Right from birth I was put up for adoption. I was born with six toes, I was missing the main weight-bearing bones in my legs, my knees were floating – they weren’t supported by anything. My hands were webbed; I was born with five fingers, without thumbs. I don’t have a right bicep, I’m missing some organs. I have one kidney and don’t have any enamel on my teeth. When I came to America I found out that the only thing that can strip enamel before birth is radiation.

 

They linked it to Chernobyl because I was really not that far from there, and the fact that radiation levels continued to rise years after the explosion. It definitely lingered on years later to when I was born. There was also a power plant in the village of the orphanage that would go off frequently. Whenever the radiation was high there was this one cop who would drive round and tell us to board up the windows and doors, not to go out.

 

I’ve just finished watching the TV series Chernobyl. I knew parts of it. I knew that things went on behind the scenes to cover up the magnitude of it. It’s sad that it took away so many lives and homes.

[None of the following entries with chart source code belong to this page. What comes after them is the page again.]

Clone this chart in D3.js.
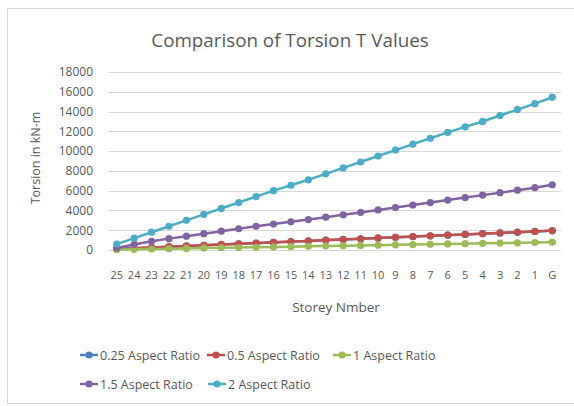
<!DOCTYPE html>
<html>
<head>
<meta charset="utf-8">
<script src="https://cdn.jsdelivr.net/npm/d3@7"></script>
<style>
body { margin: 0; background: #fff; }
svg text { font-family: "Open Sans", "Liberation Sans", sans-serif; fill: #595959; }
</style>
</head>
<body>
<script>
// storeys, top to ground
var storeys = ["25","24","23","22","21","20","19","18","17","16","15","14","13","12","11","10","9","8","7","6","5","4","3","2","1","G"];
var ar025 = [90,170,250,330,400,470,550,620,690,770,840,910,990,1060,1130,1210,1280,1350,1430,1500,1570,1650,1720,1790,1870,1940];
var ar05  = [100,180,260,340,410,480,560,630,700,780,850,920,1000,1070,1140,1220,1290,1360,1440,1510,1580,1660,1730,1800,1880,1960];
var ar1   = [40,70,100,130,160,190,220,250,280,310,340,370,400,430,460,490,520,550,580,610,640,670,700,730,760,790];
var ar15  = [200,560,880,1150,1400,1650,1900,2150,2400,2620,2850,3080,3320,3560,3800,4050,4300,4550,4800,5050,5300,5550,5800,6050,6300,6600];
var ar2   = [600,1200,1800,2400,3000,3600,4200,4800,5400,6000,6550,7100,7700,8300,8900,9500,10100,10700,11300,11900,12450,13000,13600,14200,14800,15450];
var yTicks = [0,2000,4000,6000,8000,10000,12000,14000,16000,18000];

var series = [
  ["0.25 Aspect Ratio", ar025, "#4F81BD"],
  ["0.5 Aspect Ratio", ar05, "#C0504D"],
  ["1 Aspect Ratio", ar1, "#9BBB59"],
  ["1.5 Aspect Ratio", ar15, "#8064A2"],
  ["2 Aspect Ratio", ar2, "#4BACC6"]
];

var W = 574, H = 406;
var margin = { left: 108, right: 13, top: 72, bottom: 156 };
var pw = W - margin.left - margin.right;
var ph = H - margin.top - margin.bottom;

var svg = d3.select("body").append("svg").attr("width", W).attr("height", H);

// chart frame
svg.append("rect").attr("x", 7.5).attr("y", 8.5).attr("width", W + 10).attr("height", 395)
  .attr("fill", "#fff").attr("stroke", "#d9d9d9");

svg.append("text").attr("x", 290).attr("y", 47).attr("text-anchor", "middle")
  .attr("font-size", "18.8px").text("Comparison of Torsion T Values");

var x = d3.scaleBand().domain(storeys).range([0, pw]);
var y = d3.scaleLinear().domain([0, 18000]).range([ph, 0]);

var g = svg.append("g").attr("transform", "translate(" + margin.left + "," + margin.top + ")");

// gridlines
g.selectAll("line.grid").data(yTicks).enter().append("line")
  .attr("class", "grid")
  .attr("x1", 0).attr("x2", pw)
  .attr("y1", function (d) { return Math.round(y(d)) + 0.5; })
  .attr("y2", function (d) { return Math.round(y(d)) + 0.5; })
  .attr("stroke", "#d9d9d9");

var yAxis = g.append("g").call(d3.axisLeft(y).tickValues(yTicks).tickFormat(d3.format("d")).tickSize(0).tickPadding(15));
yAxis.select(".domain").remove();
yAxis.selectAll("text").attr("font-size", "12px").style("fill", "#595959");

var xAxis = g.append("g").attr("transform", "translate(0," + ph + ")")
  .call(d3.axisBottom(x).tickSize(0).tickPadding(21));
xAxis.select(".domain").remove();
xAxis.selectAll("text").attr("font-size", "11px").style("fill", "#595959");

svg.append("text").attr("transform", "translate(40,158) rotate(-90)")
  .attr("text-anchor", "middle").attr("font-size", "12.5px").text("Torsion in kN-m");
svg.append("text").attr("x", 336).attr("y", 312)
  .attr("text-anchor", "middle").attr("font-size", "13.5px").text("Storey Nmber");

var line = d3.line()
  .x(function (d, i) { return x(storeys[i]) + x.bandwidth() / 2; })
  .y(function (d) { return y(d); });

series.forEach(function (s) {
  g.append("path").attr("d", line(s[1])).attr("fill", "none")
    .attr("stroke", s[2]).attr("stroke-width", 2.5);
  g.selectAll(null).data(s[1]).enter().append("circle")
    .attr("cx", function (d, i) { return x(storeys[i]) + x.bandwidth() / 2; })
    .attr("cy", function (d) { return y(d); })
    .attr("r", 3.6).attr("fill", s[2]);
});

// legend
var legPos = [[80, 355], [207, 355], [333, 355], [80, 384], [208, 384]];
series.forEach(function (s, i) {
  var lg = svg.append("g").attr("transform", "translate(" + legPos[i][0] + "," + legPos[i][1] + ")");
  lg.append("line").attr("x1", 0).attr("x2", 18).attr("stroke", s[2]).attr("stroke-width", 2.5);
  lg.append("circle").attr("cx", 9).attr("r", 3.6).attr("fill", s[2]);
  lg.append("text").attr("x", 20).attr("y", 4.5).attr("font-size", "12.5px").text(s[0]);
});
</script>
</body>
</html>
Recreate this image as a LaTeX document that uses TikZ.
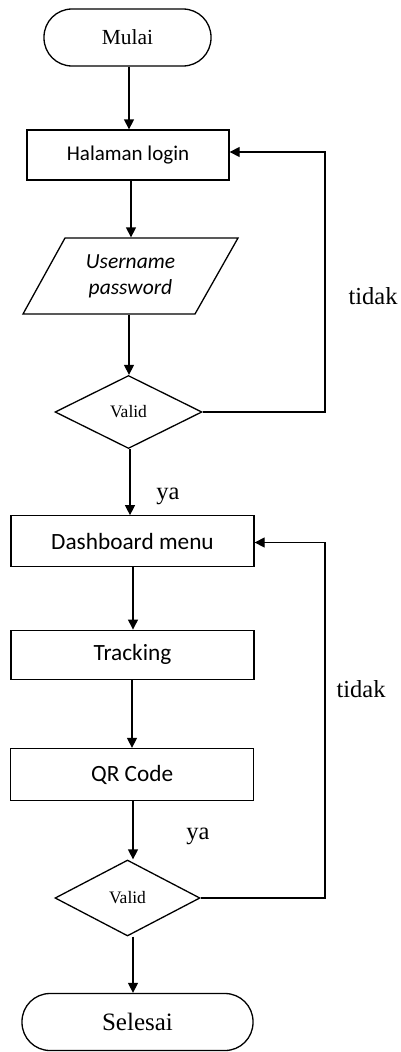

That part of the country will never be the same.

 

I don’t want to say I was a product of it but, out of something horrific, it’s about how you can see the potential and possibilities – like becoming an athlete – instead of dwelling on it.

 

 

Masters has grown up to compete at four Paralympics – with Tokyo 2020 set to be her fifth

When I was five I was called into the director’s office and they said: “We have a picture to show you – this is going to be your new mum.” When I saw her face, she had the warmest eyes and warmest smile.

 

She’d never met me. She made her adoption choice on a picture of me. Every day until she came to the orphanage I would ask the director: “Can I look at my mum?”

 

Sometimes, if I wasn’t good – because I was a troublemaker – then the director would use it against me and be like: “You can’t look at the picture today. You’re a bad girl. This is why she’s not coming, because you don’t listen.” Because the process took two years I started to believe that. But her picture kept me going.

 

She fought for me for two years, and then she came and saw the situation I was living in. When she walked in the hallway there were people chipping away at the ice on the floor because the radiators had frozen.